While female journalists are increasingly taking an interest in environment journalism and climate reporting, they remain dogged by challenges that limit their reporting capabilities.
According to African Freedom of Information Center, the Tanzanian media landscape has grown, yet gender disparities persist, with fewer female journalists despite more female graduates. Women hold lower positions and cover "soft news," while men take on the more physical tasks. Female journalists also endure unequal pay and high levels of sexual harassment.

In a study which was produced for Green Blood, a reporting project whose aim is to continue the reporting of local environmental journalists who have been forced to abandon their work due to allegations of a number of women being raped by guards.

Penina Malundo, a female journalist working with Majira Majira Newspaper highlighted the challenges women face while covering environmental stories. She mentioned failure to get interviews for their stories adding that finding an expert on an environment topic is equally a challenge and yet even after getting them there is delayed response.
She added that lack of adequate funds to cover stories hinders her from publishing environmental stories citing lack of transport and lack of money to buy food in the field among others.
She further mentioned lack of additional training on environment reporting among young female journalist in order to impress them to start writing about climate change despite the challenges. “Women can bring a unique perspective on reporting about environment when they are given more light on how to start writing news about climate change” she said.
Malundo shared her experience when she first worked at Mwananchi communication in 2009 but later moved to Majira Majia Newspaper in 2019 after getting training from FORUMCC institution which introduced her to writing about climate change.

In her story, “Mangrove,” she was able to call upon government and people to cooperate in planting new mangrove forests and called on government to implement laws against people carrying out deforestation.
Miriam John, another female journalist says that she could not put up with her editor’s behavior, which involved constant sexual harassment and abuse, making her leave the job she loved.
“It happened one day on my commute to work. He invited me to his home, an invitation I declined.

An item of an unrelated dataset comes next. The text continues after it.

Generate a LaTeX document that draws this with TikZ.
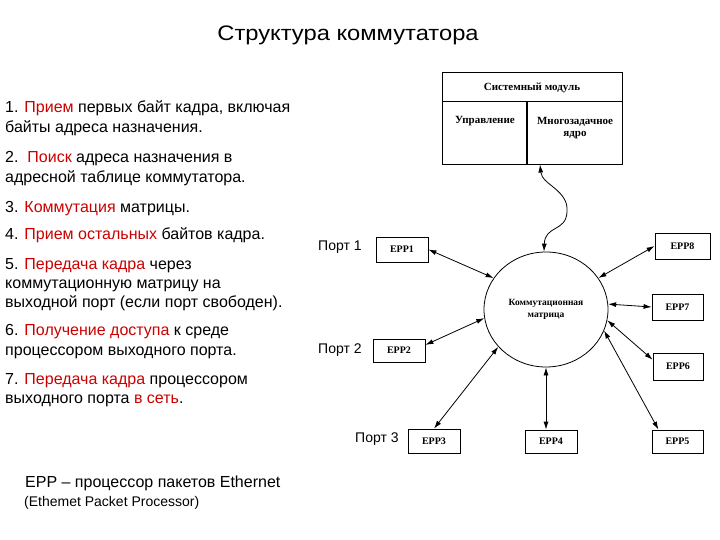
\documentclass[tikz,border=0pt]{standalone}
\usepackage{fontspec}
\setmainfont{Liberation Sans}
\newfontfamily\boxfont{Liberation Serif}
\usetikzlibrary{arrows.meta,shapes.geometric,calc}
\definecolor{hl}{RGB}{204,0,0}
\newcommand{\rd}[1]{\textcolor{hl}{#1}}
\begin{document}
\begin{tikzpicture}[x=1pt,y=-1pt,
  eppbox/.style={draw,line width=0.8pt,inner sep=0pt,font=\boxfont\bfseries\fontsize{10}{11}\selectfont},
  ln/.style={anchor=base west,inner sep=0pt,font=\fontsize{16}{18}\selectfont},
  port/.style={anchor=base west,inner sep=0pt,font=\fontsize{14}{16}\selectfont},
  conn/.style={line width=0.8pt,{Latex[length=8pt,width=5pt]}-{Latex[length=8pt,width=5pt]}},
  btxt/.style={inner sep=0pt,align=center,font=\boxfont\bfseries\fontsize{9.5}{12}\selectfont},
  stxt/.style={inner sep=0pt,align=center,font=\boxfont\bfseries\fontsize{11}{12.5}\selectfont}]
\useasboundingbox (0,0) rectangle (720,540);
% title
\node[anchor=base,inner sep=0pt,font=\fontsize{21}{24}\selectfont] (title) at (348,41) {\scalebox{1.13}[1]{Структура коммутатора}};
% left text
\node[ln] (t1) at (5,113) {1. \rd{Прием} первых байт кадра, включая};
\node[ln] (t2) at (5,133) {байты адреса назначения.};
\node[ln] (t3) at (5,163) {2.\ \ \rd{Поиск} адреса назначения в};
\node[ln] (t4) at (5,183) {адресной таблице коммутатора.};
\node[ln] (t5) at (5,212) {3. \rd{Коммутация} матрицы.};
\node[ln] (t6) at (5,240) {4. \rd{Прием остальных} байтов кадра.};
\node[ln] (t7) at (5,269) {5. \rd{Передача кадра} через};
\node[ln] (t8) at (5,288) {коммутационную матрицу на};
\node[ln] (t9) at (5,307) {выходной порт (если порт свободен).};
\node[ln] (t10) at (5,335) {6. \rd{Получение доступа} к среде};
\node[ln] (t11) at (5,355) {процессором выходного порта.};
\node[ln] (t12) at (5,384) {7. \rd{Передача кадра} процессором};
\node[ln] (t13) at (5,403) {выходного порта \rd{в сеть}.};
\node[ln] (n1) at (25,487) {EPP – процессор пакетов Ethernet};
\node[anchor=base west,inner sep=0pt,font=\fontsize{14}{16}\selectfont] (n2) at (24,506) {(Ethemet Packet Processor)};
% system module
\node[draw,line width=0.8pt,minimum width=180pt,minimum height=92pt,inner sep=0pt] (sys) at (532,118) {};
\draw[line width=0.8pt] (442,101) coordinate (hl) -- (622,101) coordinate (hr);
\draw[line width=1.2pt] (527,101) coordinate (vt) -- (527,164) coordinate (vb);
\node[stxt] (smtitle) at (532,88) {Системный модуль};
\node[stxt] (upr) at (485,121) {Управление};
\node[stxt] (core) at (575,128) {Многозадачное\\ядро};
% matrix
\node[draw,ellipse,line width=0.8pt,minimum width=124pt,minimum height=115pt,inner sep=0pt,btxt] (mat) at (546,309.5) {Коммутационная\\матрица};
% EPP boxes
\node[eppbox,minimum width=52pt,minimum height=25pt] (epp1) at (402,249.5) {EPP1};
\node[eppbox,minimum width=55pt,minimum height=26pt] (epp8) at (682.5,246) {EPP8};
\node[eppbox,minimum width=51pt,minimum height=26pt] (epp7) at (677.5,307) {EPP7};
\node[eppbox,minimum width=52pt,minimum height=23pt] (epp2) at (399,350.5) {EPP2};
\node[eppbox,minimum width=50pt,minimum height=27pt] (epp6) at (678,366.5) {EPP6};
\node[eppbox,minimum width=52pt,minimum height=24pt] (epp3) at (434,441) {EPP3};
\node[eppbox,minimum width=52pt,minimum height=23pt] (epp4) at (551,441.5) {EPP4};
\node[eppbox,minimum width=51pt,minimum height=23pt] (epp5) at (677.5,441.5) {EPP5};
% ports
\node[port] (p1) at (318,250) {Порт 1};
\node[port] (p2) at (318,353) {Порт 2};
\node[port] (p3) at (355,442) {Порт 3};
% connectors
\draw[conn] (epp1.east) -- (mat.149);
\draw[conn] (epp8.west) -- (mat.31);
\draw[conn] (epp7.west) -- (mat.5);
\draw[conn] (epp6.165) -- (mat.-10);
\draw[conn] (epp5.148) -- (mat.-20);
\draw[conn] (mat.south) -- (mat.south |- epp4.north);
\draw[conn] (epp3.north) -- (mat.-142);
\draw[conn] (epp2.12) -- (mat.-172);
% wave
\coordinate (wtop) at (540,164.5);
\draw[conn] (wtop) .. controls (542,185) and (569,190) .. (567,212) .. controls (566,232) and (545,225) .. (mat.92);
\end{tikzpicture}
\end{document}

The work environment subsequently became so hostile and unbearable that I had no choice but to resign” she said.
However some organization such as The Tanzania Media Women’s Association in Zanzibar (TAMWA) has called on the government to formulate laws on policies to promote adherence to gender equality in all sectors and create a database for ease of access to information on women leaders.

UNESCO and the International Federation of Journalists, recently noted that environmental journalism has become an increasingly perilous field. The often-remote and isolated nature of the work, and the subject matter reported on – including fossil fuel companies, mining firms, land grabbing and deforestation – contributed to the danger “Without reliable scientific information about the ongoing environmental crisis, we can never hope to overcome it. And yet the journalists we rely on to investigate this subject and ensure information is accessible face unacceptably high risks all over the world,” said Audrey Azoulay, director general of UNESCO on 3 May, the World Press Freedom Day.